Stripping whitespace

ryan k ryan at ryankaskel.com
Wed Jan 23 20:57:12 CET 2008


On Jan 23, 2:53 pm, John Machin <sjmac... at lexicon.net> wrote:
> On Jan 24, 6:17 am, ryan k <r... at ryankaskel.com> wrote:
>
> > I am taking a database class so I'm not asking for specific answers.
> > Well I have this text tile:
>
> >http://www.cs.tufts.edu/comp/115/projects/proj0/customer.txt
>
> Uh-huh, "column-aligned" output.
>
>
>
> > And this code:
>
> [snip]
>
>
>
> > Because the addresses contain spaces, this won't work because there
> > are too many values being unpacked in row's __init__'s for loop. Any
> > suggestions for a better way to parse this file?
>
> Tedious (and dumb) way:
> field0 = line[start0:end0+1].rstrip()
> field1 = line[start1:end1+1].rstrip()
> etc
>
> Why dumb: if the column sizes change, you have to suffer the tedium
> again.
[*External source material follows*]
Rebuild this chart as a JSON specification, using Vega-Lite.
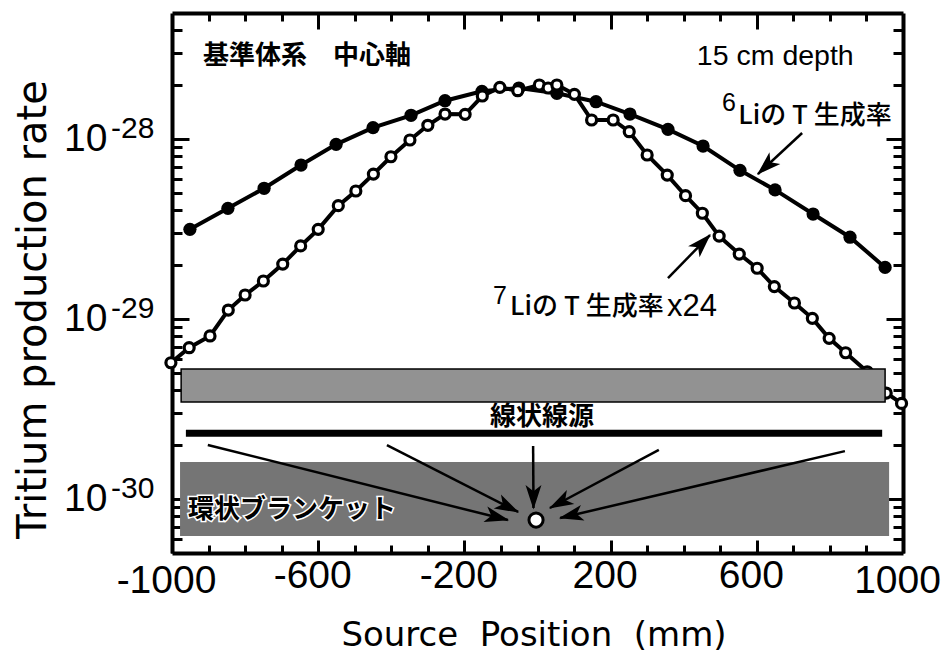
{
"$schema":"https://vega.github.io/schema/vega-lite/v6.json",
"width":731,"height":540,
"autosize":{"type":"none"},
"padding":{"left":172,"top":13,"right":43,"bottom":103},
"background":"white",
"view":{"stroke":null},
"datasets":{
"li6":[{"x":-951,"y":3.14e-29},{"x":-847,"y":4.11e-29},{"x":-748,"y":5.31e-29},{"x":-647,"y":7.15e-29},{"x":-551,"y":9.32e-29},{"x":-450,"y":1.153e-28},{"x":-346,"y":1.351e-28},{"x":-253,"y":1.628e-28},{"x":-152,"y":1.836e-28},{"x":-51,"y":1.915e-28},{"x":53,"y":1.79e-28},{"x":160,"y":1.607e-28},{"x":253,"y":1.373e-28},{"x":357,"y":1.129e-28},{"x":453,"y":9.12e-29},{"x":554,"y":6.68e-29},{"x":650,"y":5.2e-29},{"x":754,"y":3.82e-29},{"x":855,"y":2.84e-29},{"x":951,"y":1.93e-29}],
"li7":[{"x":-1003,"y":5.7e-30},{"x":-953,"y":6.91e-30},{"x":-896,"y":8.03e-30},{"x":-846,"y":1.119e-29},{"x":-800,"y":1.356e-29},{"x":-750,"y":1.622e-29},{"x":-697,"y":2.015e-29},{"x":-648,"y":2.54e-29},{"x":-600,"y":3.14e-29},{"x":-545,"y":4.25e-29},{"x":-497,"y":5.13e-29},{"x":-449,"y":6.37e-29},{"x":-401,"y":7.95e-29},{"x":-349,"y":9.85e-29},{"x":-300,"y":1.189e-28},{"x":-253,"y":1.373e-28},{"x":-198,"y":1.368e-28},{"x":-151,"y":1.729e-28},{"x":-103,"y":1.932e-28},{"x":-54,"y":1.85e-28},{"x":5,"y":1.99e-28},{"x":29,"y":1.915e-28},{"x":53,"y":1.99e-28},{"x":101,"y":1.767e-28},{"x":148,"y":1.272e-28},{"x":207,"y":1.272e-28},{"x":251,"y":1.095e-28},{"x":300,"y":8.13e-29},{"x":355,"y":6.29e-29},{"x":405,"y":4.83e-29},{"x":451,"y":3.86e-29},{"x":497,"y":2.88e-29},{"x":552,"y":2.29e-29},{"x":601,"y":1.91e-29},{"x":648,"y":1.51e-29},{"x":703,"y":1.224e-29},{"x":752,"y":1.006e-29},{"x":798,"y":7.79e-30},{"x":843,"y":6.48e-30},{"x":902,"y":5.08e-30},{"x":954,"y":3.87e-30},{"x":996,"y":3.39e-30}],
"arrows":[{"id":"a1","x":724,"y":1.077e-28,"x2":603,"y2":6.37e-29},{"id":"a2","x":357,"y":1.685e-29,"x2":472,"y2":2.92e-29},{"id":"a3","x":-902,"y":1.99e-30,"x2":-81,"y2":7.62e-31},{"id":"a4","x":-412,"y":1.99e-30,"x2":-53,"y2":8.45e-31},{"id":"a5","x":-12,"y":1.965e-30,"x2":-11,"y2":8.89e-31},{"id":"a6","x":332,"y":1.87e-30,"x2":34,"y2":8.89e-31},{"id":"a7","x":841,"y":1.84e-30,"x2":62,"y2":7.82e-31}],
"heads":[{"id":"a1","x":625,"y":7.02e-29},{"id":"a2","x":451,"y":2.64e-29},{"id":"a3","x":-110,"y":7.9e-31},{"id":"a4","x":-80,"y":9e-31},{"id":"a5","x":-11,"y":1.02e-30},{"id":"a6","x":61,"y":9.5e-31},{"id":"a7","x":91,"y":8.08e-31}],
"expo":[{"x":-1000,"y":1e-28,"t":"-28"},{"x":-1000,"y":1e-29,"t":"-29"},{"x":-1000,"y":1e-30,"t":"-30"}]
},
"encoding":{
"x":{"field":"x","type":"quantitative","scale":{"domain":[-1000,1000],"nice":false,"zero":false},"axis":null},
"y":{"field":"y","type":"quantitative","scale":{"type":"log","domain":[5e-31,5e-28],"nice":false},"axis":null}
},
"layer":[
{"data":{"name":"li6"},"mark":{"type":"line","stroke":"black","strokeWidth":4},
 "encoding":{
 "x":{"field":"x","type":"quantitative","axis":{"orient":"bottom","values":[-1000,-900,-800,-700,-600,-500,-400,-300,-200,-100,0,100,200,300,400,500,600,700,800,900,1000],"grid":false,"domainColor":"black","domainWidth":4,"tickColor":"black","tickWidth":3,"tickSize":{"condition":{"test":"indexof([-600,-200,200,600],datum.value)>=0","value":-13},"value":-8},"labelExpr":"indexof([-1000,-600,-200,200,600,1000],datum.value)>=0?''+datum.value:''","labelFont":"Liberation Sans","labelFontSize":39,"labelColor":"black","labelPadding":16,"labelOffset":-6,"labelOverlap":false,"labelBound":false,"labelFlush":false,"title":"Source\u00a0\u00a0Position\u00a0\u00a0(mm)","titleFont":"DejaVu Sans","titleFontSize":34,"titleFontWeight":"normal","titleColor":"black","titleX":361.5,"titleY":92,"titleAnchor":"middle","titleAlign":"center","titleBaseline":"alphabetic"}},
 "y":{"field":"y","type":"quantitative","axis":{"orient":"left","values":[6e-31,7e-31,8e-31,9e-31,1e-30,2e-30,3e-30,4e-30,5e-30,6e-30,7e-30,8e-30,9e-30,1e-29,2e-29,3e-29,4e-29,5e-29,6e-29,7e-29,8e-29,9e-29,1e-28,2e-28,3e-28,4e-28],"grid":false,"domainColor":"black","domainWidth":4,"tickColor":"black","tickWidth":3,"tickSize":{"condition":{"test":"datum.value==1e-28||datum.value==1e-29||datum.value==1e-30","value":-17},"value":-10},"labelExpr":"(datum.value==1e-28||datum.value==1e-29||datum.value==1e-30)?'10':''","labelFont":"Liberation Sans","labelFontSize":39,"labelColor":"black","labelPadding":82,"labelOverlap":false,"labelBound":false,"labelFlush":false,"title":"Tritium production rate","titleFont":"DejaVu Sans","titleFontSize":40,"titleFontWeight":"normal","titleColor":"black","titleX":-127,"titleY":296,"titleAnchor":"middle","titleAlign":"center","titleBaseline":"alphabetic","titleAngle":-90}}
 }},
{"data":{"name":"li6"},"mark":{"type":"point","filled":true,"color":"black","size":175,"opacity":1},
 "encoding":{
 "x":{"field":"x","type":"quantitative","axis":{"orient":"top","values":[-900,-800,-700,-600,-500,-400,-300,-200,-100,0,100,200,300,400,500,600,700,800,900],"grid":false,"domainColor":"black","domainWidth":4,"tickColor":"black","tickWidth":3,"tickSize":{"condition":{"test":"indexof([-600,-200,200,600],datum.value)>=0","value":-16},"value":-8},"labels":false,"title":null}},
 "y":{"field":"y","type":"quantitative","axis":{"orient":"right","values":[6e-31,7e-31,8e-31,9e-31,1e-30,2e-30,3e-30,4e-30,5e-30,6e-30,7e-30,8e-30,9e-30,1e-29,2e-29,3e-29,4e-29,5e-29,6e-29,7e-29,8e-29,9e-29,1e-28,2e-28,3e-28,4e-28],"grid":false,"domainColor":"black","domainWidth":4,"tickColor":"black","tickWidth":3,"tickSize":{"condition":{"test":"datum.value==1e-28||datum.value==1e-29||datum.value==1e-30","value":-17},"value":-10},"labels":false,"title":null}}
 }},
{"data":{"name":"li7"},"mark":{"type":"line","stroke":"black","strokeWidth":4}},
{"data":{"name":"li7"},"mark":{"type":"point","filled":true,"fill":"white","stroke":"black","strokeWidth":3.2,"size":100,"opacity":1}},
{"data":{"values":[{"x":-975,"x2":951,"y":5.26e-30,"y2":3.45e-30,"part":"upper"}]},"mark":{"type":"rect","fill":"#929292","stroke":"black","strokeWidth":1.5},"encoding":{"x2":{"field":"x2"},"y2":{"field":"y2"}}},
{"data":{"values":[{"x":-978,"x2":962,"y":1.6e-30,"y2":6.21e-31,"part":"lower"}]},"mark":{"type":"rect","fill":"#757575"},"encoding":{"x2":{"field":"x2"},"y2":{"field":"y2"}}},
{"data":{"values":[{"x":-962,"x2":943,"y":2.31e-30}]},"mark":{"type":"rule","stroke":"black","strokeWidth":7},"encoding":{"x2":{"field":"x2"}}},
{"data":{"name":"arrows"},"mark":{"type":"rule","stroke":"black","strokeWidth":2.5},"encoding":{"x2":{"field":"x2"},"y2":{"field":"y2"}}},
{"data":{"name":"heads"},"transform":[{"filter":"datum.id=='a1'"}],"mark":{"type":"point","shape":"M0,-1L-0.65,1L0,0.5L0.65,1Z","filled":true,"color":"black","opacity":1,"size":600,"angle":227}},
{"data":{"name":"heads"},"transform":[{"filter":"datum.id=='a2'"}],"mark":{"type":"point","shape":"M0,-1L-0.65,1L0,0.5L0.65,1Z","filled":true,"color":"black","opacity":1,"size":600,"angle":44}},
{"data":{"name":"heads"},"transform":[{"filter":"datum.id=='a3'"}],"mark":{"type":"point","shape":"M0,-1L-0.65,1L0,0.5L0.65,1Z","filled":true,"color":"black","opacity":1,"size":600,"angle":104}},
{"data":{"name":"heads"},"transform":[{"filter":"datum.id=='a4'"}],"mark":{"type":"point","shape":"M0,-1L-0.65,1L0,0.5L0.65,1Z","filled":true,"color":"black","opacity":1,"size":600,"angle":117}},
{"data":{"name":"heads"},"transform":[{"filter":"datum.id=='a5'"}],"mark":{"type":"point","shape":"M0,-1L-0.65,1L0,0.5L0.65,1Z","filled":true,"color":"black","opacity":1,"size":600,"angle":180}},
{"data":{"name":"heads"},"transform":[{"filter":"datum.id=='a6'"}],"mark":{"type":"point","shape":"M0,-1L-0.65,1L0,0.5L0.65,1Z","filled":true,"color":"black","opacity":1,"size":600,"angle":242}},
{"data":{"name":"heads"},"transform":[{"filter":"datum.id=='a7'"}],"mark":{"type":"point","shape":"M0,-1L-0.65,1L0,0.5L0.65,1Z","filled":true,"color":"black","opacity":1,"size":600,"angle":257}},
{"data":{"values":[{"x":-4,"y":7.62e-31}]},"mark":{"type":"point","filled":true,"fill":"white","stroke":"black","strokeWidth":3,"size":200,"opacity":1}},
{"data":{"name":"expo"},"mark":{"type":"text","align":"left","baseline":"middle","dx":-61,"dy":-10,"font":"Liberation Sans","fontSize":30,"color":"black"},"encoding":{"text":{"field":"t"}}},
{"data":{"values":[{"x":-915,"y":2.884e-28,"t":"基準体系　中心軸"}]},"mark":{"type":"text","align":"left","baseline":"middle","font":"Noto Sans CJK JP","fontSize":26,"fontWeight":"bold","color":"black"},"encoding":{"text":{"field":"t"}}},
{"data":{"values":[{"x":436,"y":2.884e-28,"t":"15 cm depth"}]},"mark":{"type":"text","align":"left","baseline":"middle","font":"Liberation Sans","fontSize":28.5,"color":"black"},"encoding":{"text":{"field":"t"}}},
{"data":{"values":[{"x":505,"y":1.58e-28,"t":"6"},{"x":-122,"y":1.339e-29,"t":"7"}]},"mark":{"type":"text","align":"left","baseline":"middle","font":"Liberation Sans","fontSize":25,"color":"black"},"encoding":{"text":{"field":"t"}}},
{"data":{"values":[{"x":549,"y":1.339e-28,"t":"Liの T 生成率"},{"x":-75,"y":1.163e-29,"t":"Liの T 生成率"}]},"mark":{"type":"text","align":"left","baseline":"middle","font":"Noto Sans CJK JP","fontSize":26,"fontWeight":500,"color":"black"},"encoding":{"text":{"field":"t"}}},
{"data":{"values":[{"x":354,"y":1.163e-29,"t":"x24"}]},"mark":{"type":"text","align":"left","baseline":"middle","font":"Liberation Sans","fontSize":31,"color":"black"},"encoding":{"text":{"field":"t"}}},
{"data":{"values":[{"x":12,"y":2.85e-30,"t":"線状線源"}]},"mark":{"type":"text","align":"center","baseline":"middle","font":"Noto Sans CJK JP","fontSize":26,"fontWeight":"bold","color":"black"},"encoding":{"text":{"field":"t"}}},
{"data":{"values":[{"x":-956,"y":8.67e-31,"t":"環状ブランケット"}]},"mark":{"type":"text","align":"left","baseline":"middle","font":"Noto Sans CJK JP","fontSize":26,"fontWeight":"bold","color":"white","stroke":"white","strokeWidth":3},"encoding":{"text":{"field":"t"}}},
{"data":{"values":[{"x":-956,"y":8.67e-31,"t":"環状ブランケット"}]},"mark":{"type":"text","align":"left","baseline":"middle","font":"Noto Sans CJK JP","fontSize":26,"fontWeight":"bold","color":"black"},"encoding":{"text":{"field":"t"}}}
],
"resolve":{"axis":{"x":"independent","y":"independent"}}
}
While your sample appears to pad out each field to some
> predetermined width, some reporting software (e.g. the Query Analyzer
> that comes with MS SQL Server) will tailor the widths to the maximum
> size actually observed in the data in each run of the report ... so
> you write your program based on some tiny test output and next day you
> run it for real and there's a customer whose name is Marmaduke
> Rubberduckovitch-Featherstonehaugh or somesuch and your name is mud.
>
> Smart way: note that the second line (the one with all the dashes)
> gives you all the information you need to build lists of start and end
> positions.

Thank you for your detailed response Mr. Machin. The teacher *said*
that the columns were supposed to be tab delimited but they aren't. So
yea i will just have to count dashes. Thank you!